**TASK PROMPT**
Output every line of the data exactly as it appears.

**DATA SHOWN**
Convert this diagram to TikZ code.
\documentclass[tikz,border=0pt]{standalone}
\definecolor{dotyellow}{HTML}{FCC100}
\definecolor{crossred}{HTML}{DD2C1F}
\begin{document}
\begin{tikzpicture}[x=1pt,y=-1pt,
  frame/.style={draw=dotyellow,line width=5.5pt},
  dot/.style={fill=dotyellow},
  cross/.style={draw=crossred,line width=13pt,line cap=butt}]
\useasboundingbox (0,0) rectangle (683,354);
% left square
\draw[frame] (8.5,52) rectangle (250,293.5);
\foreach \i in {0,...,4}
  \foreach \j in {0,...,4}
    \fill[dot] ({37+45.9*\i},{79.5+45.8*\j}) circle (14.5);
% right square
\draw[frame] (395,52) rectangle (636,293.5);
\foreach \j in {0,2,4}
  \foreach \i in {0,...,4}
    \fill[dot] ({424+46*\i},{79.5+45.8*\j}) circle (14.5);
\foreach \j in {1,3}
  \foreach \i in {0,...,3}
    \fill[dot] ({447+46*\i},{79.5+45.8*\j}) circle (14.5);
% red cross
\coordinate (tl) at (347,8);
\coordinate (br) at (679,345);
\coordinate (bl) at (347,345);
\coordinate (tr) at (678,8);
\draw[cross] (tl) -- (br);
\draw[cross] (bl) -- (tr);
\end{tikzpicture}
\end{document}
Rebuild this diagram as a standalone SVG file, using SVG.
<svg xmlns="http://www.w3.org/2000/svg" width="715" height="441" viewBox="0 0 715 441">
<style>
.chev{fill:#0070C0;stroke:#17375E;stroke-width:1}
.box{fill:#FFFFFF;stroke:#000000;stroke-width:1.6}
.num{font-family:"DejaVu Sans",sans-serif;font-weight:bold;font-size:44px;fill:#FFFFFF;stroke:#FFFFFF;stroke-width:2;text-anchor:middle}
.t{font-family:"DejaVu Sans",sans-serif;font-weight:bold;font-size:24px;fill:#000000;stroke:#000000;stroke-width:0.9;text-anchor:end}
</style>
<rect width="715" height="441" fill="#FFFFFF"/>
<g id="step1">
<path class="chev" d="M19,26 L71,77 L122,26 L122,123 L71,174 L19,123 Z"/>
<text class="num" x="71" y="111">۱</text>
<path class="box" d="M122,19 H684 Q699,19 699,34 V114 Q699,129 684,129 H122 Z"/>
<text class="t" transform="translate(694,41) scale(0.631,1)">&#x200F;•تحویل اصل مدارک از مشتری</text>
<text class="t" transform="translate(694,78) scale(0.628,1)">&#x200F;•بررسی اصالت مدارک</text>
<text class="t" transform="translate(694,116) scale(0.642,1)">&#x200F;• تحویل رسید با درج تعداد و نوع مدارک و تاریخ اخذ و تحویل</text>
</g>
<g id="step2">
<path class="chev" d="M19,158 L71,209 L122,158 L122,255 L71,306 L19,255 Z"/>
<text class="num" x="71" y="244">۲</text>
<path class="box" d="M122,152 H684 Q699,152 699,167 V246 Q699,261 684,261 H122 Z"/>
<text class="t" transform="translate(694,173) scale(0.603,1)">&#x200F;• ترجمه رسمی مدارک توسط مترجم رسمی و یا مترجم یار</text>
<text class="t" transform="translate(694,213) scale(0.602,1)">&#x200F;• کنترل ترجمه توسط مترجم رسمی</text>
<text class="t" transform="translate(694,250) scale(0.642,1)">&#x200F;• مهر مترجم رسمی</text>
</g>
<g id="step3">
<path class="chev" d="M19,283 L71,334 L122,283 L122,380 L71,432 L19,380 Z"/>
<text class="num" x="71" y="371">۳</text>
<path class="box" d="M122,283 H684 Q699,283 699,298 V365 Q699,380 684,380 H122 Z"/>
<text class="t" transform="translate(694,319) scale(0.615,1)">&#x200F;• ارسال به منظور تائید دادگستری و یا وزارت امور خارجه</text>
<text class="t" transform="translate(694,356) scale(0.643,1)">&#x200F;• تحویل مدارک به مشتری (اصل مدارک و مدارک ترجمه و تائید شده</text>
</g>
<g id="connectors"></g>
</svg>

**RESULT**
Convert this diagram to TikZ code.
\documentclass[tikz,border=0pt]{standalone}
\definecolor{dotyellow}{HTML}{FCC100}
\definecolor{crossred}{HTML}{DD2C1F}
\begin{document}
\begin{tikzpicture}[x=1pt,y=-1pt,
  frame/.style={draw=dotyellow,line width=5.5pt},
  dot/.style={fill=dotyellow},
  cross/.style={draw=crossred,line width=13pt,line cap=butt}]
\useasboundingbox (0,0) rectangle (683,354);
% left square
\draw[frame] (8.5,52) rectangle (250,293.5);
\foreach \i in {0,...,4}
  \foreach \j in {0,...,4}
    \fill[dot] ({37+45.9*\i},{79.5+45.8*\j}) circle (14.5);
% right square
\draw[frame] (395,52) rectangle (636,293.5);
\foreach \j in {0,2,4}
  \foreach \i in {0,...,4}
    \fill[dot] ({424+46*\i},{79.5+45.8*\j}) circle (14.5);
\foreach \j in {1,3}
  \foreach \i in {0,...,3}
    \fill[dot] ({447+46*\i},{79.5+45.8*\j}) circle (14.5);
% red cross
\coordinate (tl) at (347,8);
\coordinate (br) at (679,345);
\coordinate (bl) at (347,345);
\coordinate (tr) at (678,8);
\draw[cross] (tl) -- (br);
\draw[cross] (bl) -- (tr);
\end{tikzpicture}
\end{document}
Rebuild this diagram as a standalone SVG file, using SVG.
<svg xmlns="http://www.w3.org/2000/svg" width="715" height="441" viewBox="0 0 715 441">
<style>
.chev{fill:#0070C0;stroke:#17375E;stroke-width:1}
.box{fill:#FFFFFF;stroke:#000000;stroke-width:1.6}
.num{font-family:"DejaVu Sans",sans-serif;font-weight:bold;font-size:44px;fill:#FFFFFF;stroke:#FFFFFF;stroke-width:2;text-anchor:middle}
.t{font-family:"DejaVu Sans",sans-serif;font-weight:bold;font-size:24px;fill:#000000;stroke:#000000;stroke-width:0.9;text-anchor:end}
</style>
<rect width="715" height="441" fill="#FFFFFF"/>
<g id="step1">
<path class="chev" d="M19,26 L71,77 L122,26 L122,123 L71,174 L19,123 Z"/>
<text class="num" x="71" y="111">۱</text>
<path class="box" d="M122,19 H684 Q699,19 699,34 V114 Q699,129 684,129 H122 Z"/>
<text class="t" transform="translate(694,41) scale(0.631,1)">&#x200F;•تحویل اصل مدارک از مشتری</text>
<text class="t" transform="translate(694,78) scale(0.628,1)">&#x200F;•بررسی اصالت مدارک</text>
<text class="t" transform="translate(694,116) scale(0.642,1)">&#x200F;• تحویل رسید با درج تعداد و نوع مدارک و تاریخ اخذ و تحویل</text>
</g>
<g id="step2">
<path class="chev" d="M19,158 L71,209 L122,158 L122,255 L71,306 L19,255 Z"/>
<text class="num" x="71" y="244">۲</text>
<path class="box" d="M122,152 H684 Q699,152 699,167 V246 Q699,261 684,261 H122 Z"/>
<text class="t" transform="translate(694,173) scale(0.603,1)">&#x200F;• ترجمه رسمی مدارک توسط مترجم رسمی و یا مترجم یار</text>
<text class="t" transform="translate(694,213) scale(0.602,1)">&#x200F;• کنترل ترجمه توسط مترجم رسمی</text>
<text class="t" transform="translate(694,250) scale(0.642,1)">&#x200F;• مهر مترجم رسمی</text>
</g>
<g id="step3">
<path class="chev" d="M19,283 L71,334 L122,283 L122,380 L71,432 L19,380 Z"/>
<text class="num" x="71" y="371">۳</text>
<path class="box" d="M122,283 H684 Q699,283 699,298 V365 Q699,380 684,380 H122 Z"/>
<text class="t" transform="translate(694,319) scale(0.615,1)">&#x200F;• ارسال به منظور تائید دادگستری و یا وزارت امور خارجه</text>
<text class="t" transform="translate(694,356) scale(0.643,1)">&#x200F;• تحویل مدارک به مشتری (اصل مدارک و مدارک ترجمه و تائید شده</text>
</g>
<g id="connectors"></g>
</svg>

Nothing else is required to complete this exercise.